Messieurs, je n'invente pas ; je rapporte ce que plusieurs d'entre vous auront lu sans doute ; je suis le premier à reconnaître que les attaques ont été empreintes de beaucoup d'exagération, d'autant plus que la fabrication était limitée à 20 millions de francs. Je l’ai signalé dans l'exposé des motifs, car il faut être juste avant tout ; mais l'écrivain que je cite n'est autre que le contrôleur au change de la monnaie de Paris.. (Interruption.)

Vous m'objectez que la mesure que je propose pourrait être considérée comme un mauvais procédé à l'égard de la France ; je réponds par la manière dont on a apprécié, en France, l'acte que vous avez posé sans que le gouvernement français ait songé à se plaindre de la loi de 1847.

M. Malou. - Je demande si le contrôleur au change de la monnaie de Paris est le gouvernement français ? Je ne le crois pas.

M. le ministre des finances (M. Frère-Orban). - Je n'ai pas prétendu que ce fût le gouvernement français qui avait ainsi apprécié cet acte ; mais je dis comment il a été apprécié en France et quel tort il a fait à la bonne réputation de la Belgique.

Si le gouvernement français n'avait pas à se préoccuper et ne s'est pas préoccupé de notre monnaie d'or, à plus forte raison ne trouvera-t-il rien à redire si l'on fait cesser ici le cours des monnaies d'or étrangères. Aucun gouvernement ne peut avoir la pensée d'imposer sa monnaie à un autre pays.

Il n'y a donc, par rapport à la France, aucun inconvénient pour la Belgique à procéder comme le gouvernement le propose.

Nous ne prenons pas, d'ailleurs, une mesure isolée à l'égard des pièces de 20 et de 40 francs ; nous prenons une mesure générale à l'égard de la monnaie d'or. Nous disons d'abord que « l'article premier de la loi du 31 mars 1817, décrétant la fabrication des pièces d'or de 10 et de 25 francs, est rapporté. » Nous relirons ensuite de la circulation la monnaie d'or de ce genre qui s'y trouve. Nous ôtons enfin le cours légal aux monnaies d'or étrangères.

Déjà, nous avons exécuté une disposition analogue quant aux souverains anglais ; une disposition plus grave quant aux guillaumes. Ne sommes-nous pas libres d'adopter le système monétaire qui paraît le mieux nous convenir ? La démonétisation de l'or français en Belgique, qui est la conséquence d'une mesure générale, ne peut soulever en France la moindre critique.
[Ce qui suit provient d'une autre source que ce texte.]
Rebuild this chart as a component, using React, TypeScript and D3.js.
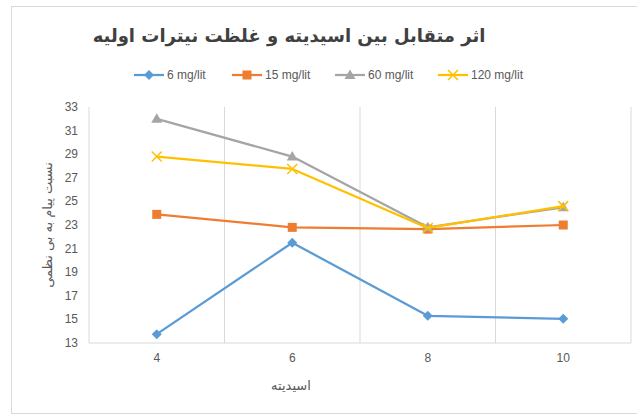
import React, { useRef, useEffect } from 'react';
import * as d3 from 'd3';

const categories = ['4', '6', '8', '10'];
const yTicks = [13, 15, 17, 19, 21, 23, 25, 27, 29, 31, 33];
const seriesNames = ['6 mg/lit', '15 mg/lit', '60 mg/lit', '120 mg/lit'];
const s6 = [13.75, 21.5, 15.3, 15.05];
const s15 = [23.9, 22.8, 22.65, 23.0];
const s60 = [32.0, 28.8, 22.8, 24.5];
const s120 = [28.8, 27.75, 22.75, 24.6];
const colors = ['#5B9BD5', '#ED7D31', '#A5A5A5', '#FFC000'];
const markers = ['diamond', 'square', 'triangle', 'x'];

const title = 'اثر متقابل بین اسیدیته و غلظت نیترات اولیه';
const xTitle = 'اسیدیته';
const yTitle = 'نسبت پیام به بی نظمی';

const W = 637;
const H = 416;

const drawMarker = (g: d3.Selection<SVGGElement, unknown, null, undefined>, type: string, x: number, y: number, color: string) => {
  if (type === 'diamond') {
    g.append('path').attr('d', `M${x},${y - 5}L${x + 5},${y}L${x},${y + 5}L${x - 5},${y}Z`).attr('fill', color);
  } else if (type === 'square') {
    g.append('rect').attr('x', x - 4.5).attr('y', y - 4.5).attr('width', 9).attr('height', 9).attr('fill', color);
  } else if (type === 'triangle') {
    g.append('path').attr('d', `M${x},${y - 5.5}L${x + 5.5},${y + 4}L${x - 5.5},${y + 4}Z`).attr('fill', color);
  } else {
    g.append('path')
      .attr('d', `M${x - 5},${y - 5}L${x + 5},${y + 5}M${x - 5},${y + 5}L${x + 5},${y - 5}`)
      .attr('stroke', color)
      .attr('stroke-width', 1.5);
  }
};

const Chart: React.FC = () => {
  const svgRef = useRef<SVGSVGElement | null>(null);

  useEffect(() => {
    if (!svgRef.current) return;
    const svg = d3.select(svgRef.current);
    svg.selectAll('*').remove();

    const left = 89;
    const right = 631;
    const top = 107;
    const bottom = 343;

    const x = d3.scaleBand().domain(categories).range([left, right]);
    const y = d3.scaleLinear().domain([13, 33]).range([bottom, top]);

    // chart frame
    svg.append('rect').attr('x', 11.5).attr('y', 6.5).attr('width', 640).attr('height', 407)
      .attr('fill', '#fff').attr('stroke', '#d9d9d9');

    // title
    svg.append('text').attr('x', 289).attr('y', 42).attr('text-anchor', 'middle')
      .attr('font-family', 'DejaVu Sans').attr('font-weight', 'bold').attr('font-size', 18)
      .attr('fill', '#404040').attr('direction', 'rtl').text(title);

    // vertical category gridlines
    const g = svg.append('g');
    categories.slice(1).forEach((c) => {
      g.append('line').attr('x1', x(c)!).attr('x2', x(c)!).attr('y1', top).attr('y2', bottom)
        .attr('stroke', '#d9d9d9').attr('stroke-width', 1);
    });
    g.append('line').attr('x1', left).attr('x2', left).attr('y1', top).attr('y2', bottom).attr('stroke', '#d9d9d9');
    g.append('line').attr('x1', right).attr('x2', right).attr('y1', top).attr('y2', bottom).attr('stroke', '#d9d9d9');
    g.append('line').attr('x1', left).attr('x2', right).attr('y1', bottom).attr('y2', bottom).attr('stroke', '#d9d9d9');

    // y ticks
    yTicks.forEach((t) => {
      svg.append('text').attr('x', 78).attr('y', y(t) + 4).attr('text-anchor', 'end')
        .attr('font-family', 'Liberation Sans').attr('font-size', 12).attr('fill', '#595959').text(t);
    });
    // x ticks
    categories.forEach((c) => {
      svg.append('text').attr('x', x(c)! + x.bandwidth() / 2).attr('y', 362).attr('text-anchor', 'middle')
        .attr('font-family', 'Liberation Sans').attr('font-size', 12).attr('fill', '#595959').text(c);
    });

    svg.append('text').attr('x', 291).attr('y', 390).attr('text-anchor', 'middle')
      .attr('font-family', 'DejaVu Sans').attr('font-size', 13).attr('fill', '#595959').text(xTitle);
    svg.append('text').attr('transform', `translate(52, ${(top + bottom) / 2}) rotate(-90)`)
      .attr('text-anchor', 'middle').attr('font-family', 'DejaVu Sans').attr('font-size', 13)
      .attr('fill', '#595959').text(yTitle);

    const data = [s6, s15, s60, s120];
    const cx = (i: number) => x(categories[i])! + x.bandwidth() / 2;
    const line = d3.line<number>().x((_, i) => cx(i)).y((d) => y(d));

    data.forEach((s, k) => {
      const sg = svg.append('g');
      sg.append('path').datum(s).attr('d', line).attr('fill', 'none')
        .attr('stroke', colors[k]).attr('stroke-width', 2.25).attr('stroke-linejoin', 'round');
      s.forEach((v, i) => drawMarker(sg, markers[k], cx(i), y(v), colors[k]));
    });

    // legend
    const legendX = [134, 232, 335, 438];
    seriesNames.forEach((name, k) => {
      const lg = svg.append('g');
      const lx = legendX[k];
      lg.append('line').attr('x1', lx).attr('x2', lx + 30).attr('y1', 75).attr('y2', 75)
        .attr('stroke', colors[k]).attr('stroke-width', 2.25);
      drawMarker(lg, markers[k], lx + 15, 75, colors[k]);
      lg.append('text').attr('x', lx + 33).attr('y', 79).attr('font-family', 'Liberation Sans')
        .attr('font-size', 12).attr('fill', '#595959').text(name);
    });
  }, []);

  return <svg ref={svgRef} width={W} height={H} style={{ display: 'block' }}></svg>;
};

export default function App() {
  return (
    <div style={{ position: 'absolute', left: 0, top: 0, width: W, height: H, background: '#fff' }}>
      <Chart />
    </div>
  );
}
Il ne peut résulter, je l'ai dit tout à l'heure, aucun préjudice ni pour le pays, ni pour les particuliers, de la loi qui vous est proposée ; mais il est infiniment probable, pour ne pas dire certain, que si vous ne preniez pas de résolution vous causeriez au pays un préjudice considérable. Au moment où la démonétisation en France serait prononcée, nos nationaux pourraient, dit-on, échanger soit à Valenciennes, soit à Lille, soit à Paris, les pièces dont ils seraient détenteurs Mais cela est-il sérieux ? Ne devraient ils point passer par des intermédiaires ? Ne subiraient-ils pas nécessairement une perte considérable pour faire opérer l'échange ?
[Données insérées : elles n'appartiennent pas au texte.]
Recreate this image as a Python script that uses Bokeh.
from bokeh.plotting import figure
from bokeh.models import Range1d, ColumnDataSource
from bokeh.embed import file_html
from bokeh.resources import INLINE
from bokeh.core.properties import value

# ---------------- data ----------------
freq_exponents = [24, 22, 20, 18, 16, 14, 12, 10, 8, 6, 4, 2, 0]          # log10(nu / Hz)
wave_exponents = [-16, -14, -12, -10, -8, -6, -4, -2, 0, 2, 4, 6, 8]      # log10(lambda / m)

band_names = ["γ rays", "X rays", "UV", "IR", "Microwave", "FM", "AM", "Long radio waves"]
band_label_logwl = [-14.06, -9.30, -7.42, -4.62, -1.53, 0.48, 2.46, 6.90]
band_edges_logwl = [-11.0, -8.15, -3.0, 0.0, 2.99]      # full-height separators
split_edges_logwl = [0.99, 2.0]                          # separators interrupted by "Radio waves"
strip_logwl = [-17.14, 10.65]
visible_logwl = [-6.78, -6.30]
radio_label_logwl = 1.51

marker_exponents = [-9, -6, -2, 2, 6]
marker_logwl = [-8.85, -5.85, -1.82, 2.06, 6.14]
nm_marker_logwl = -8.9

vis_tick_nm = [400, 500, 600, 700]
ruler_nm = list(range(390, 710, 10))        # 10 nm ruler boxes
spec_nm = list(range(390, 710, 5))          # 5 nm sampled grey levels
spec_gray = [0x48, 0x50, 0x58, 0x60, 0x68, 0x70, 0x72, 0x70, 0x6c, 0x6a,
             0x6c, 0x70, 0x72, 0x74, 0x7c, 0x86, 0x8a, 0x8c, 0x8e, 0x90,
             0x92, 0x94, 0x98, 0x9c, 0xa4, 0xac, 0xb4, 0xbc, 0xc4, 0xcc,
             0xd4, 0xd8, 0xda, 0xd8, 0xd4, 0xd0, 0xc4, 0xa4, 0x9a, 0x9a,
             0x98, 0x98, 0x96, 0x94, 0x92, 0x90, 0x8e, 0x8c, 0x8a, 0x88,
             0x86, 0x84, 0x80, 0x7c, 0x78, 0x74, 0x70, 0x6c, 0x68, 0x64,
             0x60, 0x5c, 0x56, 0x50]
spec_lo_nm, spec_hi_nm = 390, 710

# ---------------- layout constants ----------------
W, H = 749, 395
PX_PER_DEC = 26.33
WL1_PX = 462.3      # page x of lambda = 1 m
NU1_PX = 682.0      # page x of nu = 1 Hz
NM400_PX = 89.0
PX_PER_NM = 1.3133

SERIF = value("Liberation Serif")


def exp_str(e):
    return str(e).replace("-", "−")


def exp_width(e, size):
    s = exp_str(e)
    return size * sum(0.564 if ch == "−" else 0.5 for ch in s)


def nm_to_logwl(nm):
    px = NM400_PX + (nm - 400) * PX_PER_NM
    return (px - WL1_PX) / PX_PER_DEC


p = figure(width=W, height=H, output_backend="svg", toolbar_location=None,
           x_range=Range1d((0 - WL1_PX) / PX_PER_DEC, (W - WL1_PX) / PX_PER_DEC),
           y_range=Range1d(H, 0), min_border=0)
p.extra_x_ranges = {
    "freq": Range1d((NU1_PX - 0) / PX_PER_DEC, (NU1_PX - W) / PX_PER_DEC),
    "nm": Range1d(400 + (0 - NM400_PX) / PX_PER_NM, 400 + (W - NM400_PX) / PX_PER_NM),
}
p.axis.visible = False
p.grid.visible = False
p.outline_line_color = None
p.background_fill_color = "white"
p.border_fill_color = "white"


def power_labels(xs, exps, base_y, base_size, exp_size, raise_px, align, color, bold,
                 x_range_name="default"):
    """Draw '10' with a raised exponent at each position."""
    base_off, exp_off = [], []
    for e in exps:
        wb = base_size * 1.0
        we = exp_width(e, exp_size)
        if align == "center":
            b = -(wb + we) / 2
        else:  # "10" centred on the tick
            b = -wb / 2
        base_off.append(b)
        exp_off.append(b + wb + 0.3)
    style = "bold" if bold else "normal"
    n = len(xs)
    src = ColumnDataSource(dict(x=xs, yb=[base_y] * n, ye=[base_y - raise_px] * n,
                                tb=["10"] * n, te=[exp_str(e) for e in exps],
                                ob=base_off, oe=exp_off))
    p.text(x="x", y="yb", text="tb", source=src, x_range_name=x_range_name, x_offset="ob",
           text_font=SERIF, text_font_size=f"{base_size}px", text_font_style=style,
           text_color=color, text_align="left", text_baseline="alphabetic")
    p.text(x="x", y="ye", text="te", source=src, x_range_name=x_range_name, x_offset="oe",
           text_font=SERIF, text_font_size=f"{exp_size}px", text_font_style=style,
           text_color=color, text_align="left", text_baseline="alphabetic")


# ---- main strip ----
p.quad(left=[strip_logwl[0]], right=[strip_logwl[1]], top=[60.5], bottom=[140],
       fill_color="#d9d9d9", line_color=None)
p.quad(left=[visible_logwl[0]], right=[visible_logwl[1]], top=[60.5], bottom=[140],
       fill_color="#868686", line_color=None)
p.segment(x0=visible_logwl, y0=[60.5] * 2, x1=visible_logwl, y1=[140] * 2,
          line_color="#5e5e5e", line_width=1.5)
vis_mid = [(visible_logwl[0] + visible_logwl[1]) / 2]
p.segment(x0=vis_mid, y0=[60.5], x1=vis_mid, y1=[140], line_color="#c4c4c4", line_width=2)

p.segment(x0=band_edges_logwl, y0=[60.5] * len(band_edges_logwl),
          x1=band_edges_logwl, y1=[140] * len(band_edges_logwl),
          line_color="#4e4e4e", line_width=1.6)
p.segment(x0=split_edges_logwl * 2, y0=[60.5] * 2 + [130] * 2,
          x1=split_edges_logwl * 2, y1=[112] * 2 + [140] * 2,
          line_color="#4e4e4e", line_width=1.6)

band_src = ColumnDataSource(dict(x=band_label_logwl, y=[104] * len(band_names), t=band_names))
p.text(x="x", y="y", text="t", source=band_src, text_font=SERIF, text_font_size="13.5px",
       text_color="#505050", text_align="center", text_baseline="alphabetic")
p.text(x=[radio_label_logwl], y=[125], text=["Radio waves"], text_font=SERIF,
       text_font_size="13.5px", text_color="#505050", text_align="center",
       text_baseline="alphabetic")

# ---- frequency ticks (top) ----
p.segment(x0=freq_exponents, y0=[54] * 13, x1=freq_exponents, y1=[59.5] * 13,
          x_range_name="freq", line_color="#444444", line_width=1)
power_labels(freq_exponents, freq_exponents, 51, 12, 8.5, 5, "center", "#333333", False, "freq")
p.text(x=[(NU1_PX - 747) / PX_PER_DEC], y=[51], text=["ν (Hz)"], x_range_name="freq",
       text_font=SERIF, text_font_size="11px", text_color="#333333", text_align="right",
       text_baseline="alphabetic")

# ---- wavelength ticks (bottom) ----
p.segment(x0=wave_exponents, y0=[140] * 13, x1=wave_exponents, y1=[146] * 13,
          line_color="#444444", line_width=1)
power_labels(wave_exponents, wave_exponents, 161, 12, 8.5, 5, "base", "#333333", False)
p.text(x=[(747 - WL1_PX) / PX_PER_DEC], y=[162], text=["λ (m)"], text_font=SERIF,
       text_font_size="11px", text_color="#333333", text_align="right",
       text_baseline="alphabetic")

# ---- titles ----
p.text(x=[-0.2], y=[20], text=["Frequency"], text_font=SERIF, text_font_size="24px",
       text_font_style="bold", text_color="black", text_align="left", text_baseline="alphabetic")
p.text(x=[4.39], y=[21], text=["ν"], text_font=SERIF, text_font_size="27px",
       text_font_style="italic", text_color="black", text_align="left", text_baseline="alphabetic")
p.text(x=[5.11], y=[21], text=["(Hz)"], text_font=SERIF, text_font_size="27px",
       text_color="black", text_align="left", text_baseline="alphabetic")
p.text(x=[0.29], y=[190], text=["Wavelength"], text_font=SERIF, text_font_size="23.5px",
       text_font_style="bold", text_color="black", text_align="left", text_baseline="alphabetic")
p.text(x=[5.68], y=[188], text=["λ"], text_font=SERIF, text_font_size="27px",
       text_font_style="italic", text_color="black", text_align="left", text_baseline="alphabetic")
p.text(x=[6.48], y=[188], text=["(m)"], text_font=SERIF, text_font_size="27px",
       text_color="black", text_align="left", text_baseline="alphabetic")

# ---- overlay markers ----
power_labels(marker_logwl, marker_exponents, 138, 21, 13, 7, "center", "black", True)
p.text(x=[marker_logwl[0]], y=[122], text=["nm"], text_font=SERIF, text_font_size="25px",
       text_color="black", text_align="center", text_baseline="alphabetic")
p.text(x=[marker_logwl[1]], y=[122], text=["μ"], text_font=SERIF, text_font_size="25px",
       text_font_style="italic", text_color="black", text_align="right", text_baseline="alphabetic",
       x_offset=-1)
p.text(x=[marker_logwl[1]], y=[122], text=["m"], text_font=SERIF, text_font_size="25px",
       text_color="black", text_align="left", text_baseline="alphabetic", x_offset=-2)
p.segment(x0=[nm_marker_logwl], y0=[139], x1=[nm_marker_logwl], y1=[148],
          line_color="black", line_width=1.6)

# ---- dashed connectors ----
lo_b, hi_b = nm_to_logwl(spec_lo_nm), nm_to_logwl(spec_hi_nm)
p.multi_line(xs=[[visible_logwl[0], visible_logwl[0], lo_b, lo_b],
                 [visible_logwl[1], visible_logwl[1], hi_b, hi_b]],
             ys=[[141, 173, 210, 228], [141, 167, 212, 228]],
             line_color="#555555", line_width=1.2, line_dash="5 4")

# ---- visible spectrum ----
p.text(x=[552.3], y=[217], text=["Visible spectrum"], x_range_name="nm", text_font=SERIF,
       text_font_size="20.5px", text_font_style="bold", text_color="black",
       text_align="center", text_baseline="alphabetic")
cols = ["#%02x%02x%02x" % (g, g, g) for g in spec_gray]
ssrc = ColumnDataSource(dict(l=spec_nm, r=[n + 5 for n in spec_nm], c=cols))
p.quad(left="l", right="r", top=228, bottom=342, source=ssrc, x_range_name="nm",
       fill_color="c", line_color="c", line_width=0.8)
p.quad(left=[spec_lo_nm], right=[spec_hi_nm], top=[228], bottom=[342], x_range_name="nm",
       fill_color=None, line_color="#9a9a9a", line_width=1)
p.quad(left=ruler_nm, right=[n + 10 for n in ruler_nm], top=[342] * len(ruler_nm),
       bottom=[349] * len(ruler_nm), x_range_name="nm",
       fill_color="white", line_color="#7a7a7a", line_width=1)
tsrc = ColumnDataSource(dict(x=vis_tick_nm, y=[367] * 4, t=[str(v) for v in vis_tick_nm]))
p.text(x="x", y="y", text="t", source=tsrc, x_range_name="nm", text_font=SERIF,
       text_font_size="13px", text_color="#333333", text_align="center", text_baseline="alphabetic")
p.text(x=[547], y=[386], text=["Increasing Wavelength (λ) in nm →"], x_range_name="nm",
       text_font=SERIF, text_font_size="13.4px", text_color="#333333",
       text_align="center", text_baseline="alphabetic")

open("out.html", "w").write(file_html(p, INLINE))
Si le gouvernement était chargé de faire cet échange ; si, après avoir remis une autre valeur, il faisait transporter les pièces soit à Lille, soit à Paris, le préjudice serait moins grand pour les particuliers ; mais il pèserait entièrement sur le trésor. Personne ne prétend imposer cette obligation à l'Etat. Or, puisqu'il s'agit, dans l'hypothèse où nous raisonnons, de supprimer le cours légal en laissant aux particuliers le soin d'opérer l'échange, la perte pour ceux-ci sera grande ; elle est inévitable.
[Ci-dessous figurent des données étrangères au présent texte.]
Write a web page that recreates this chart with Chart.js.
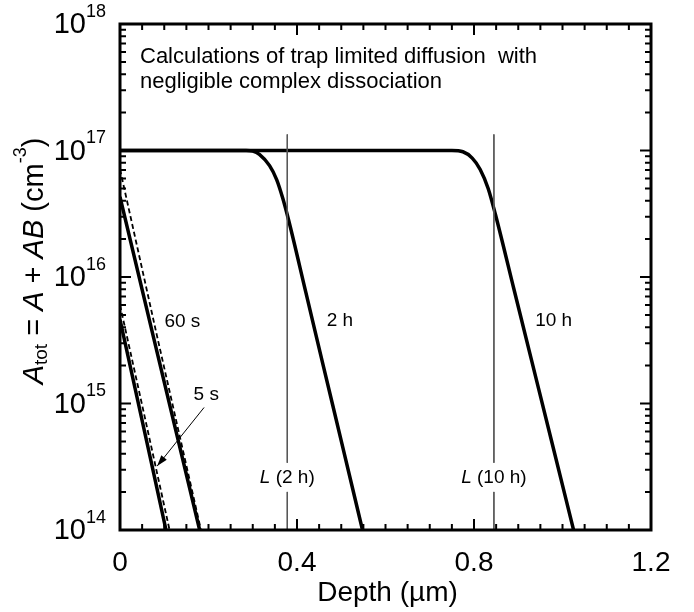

Lorsque l'arrêté qui a démonétisé les guillaumes a été publié, est-il venu à l'idée de quelqu'un de prétendre qu'il n'y aurait pas de perte parce que les Belges avaient le temps d'aller en Hollande pour y recevoir les billets de monnaie que donnait le gouvernement hollandais ?

Que l'on ne se fasse pas d'illusion ; si une monnaie étrangère pénètre dans la circulation, et s'il faut ensuite y substituer la monnaie nationale, il y aura trouble, embarras, et pertes incalculables pour les particuliers.

(page 388) C’est pour affranchir le pays de ces troubles, de ces embarras, de ces pertes que le projet de loi a été présenté, je ne pense pas que vous puissiez hésiter à l'adopter.

- La discussion est continuée à demain.

La séance est levée à cinq heures et un quart.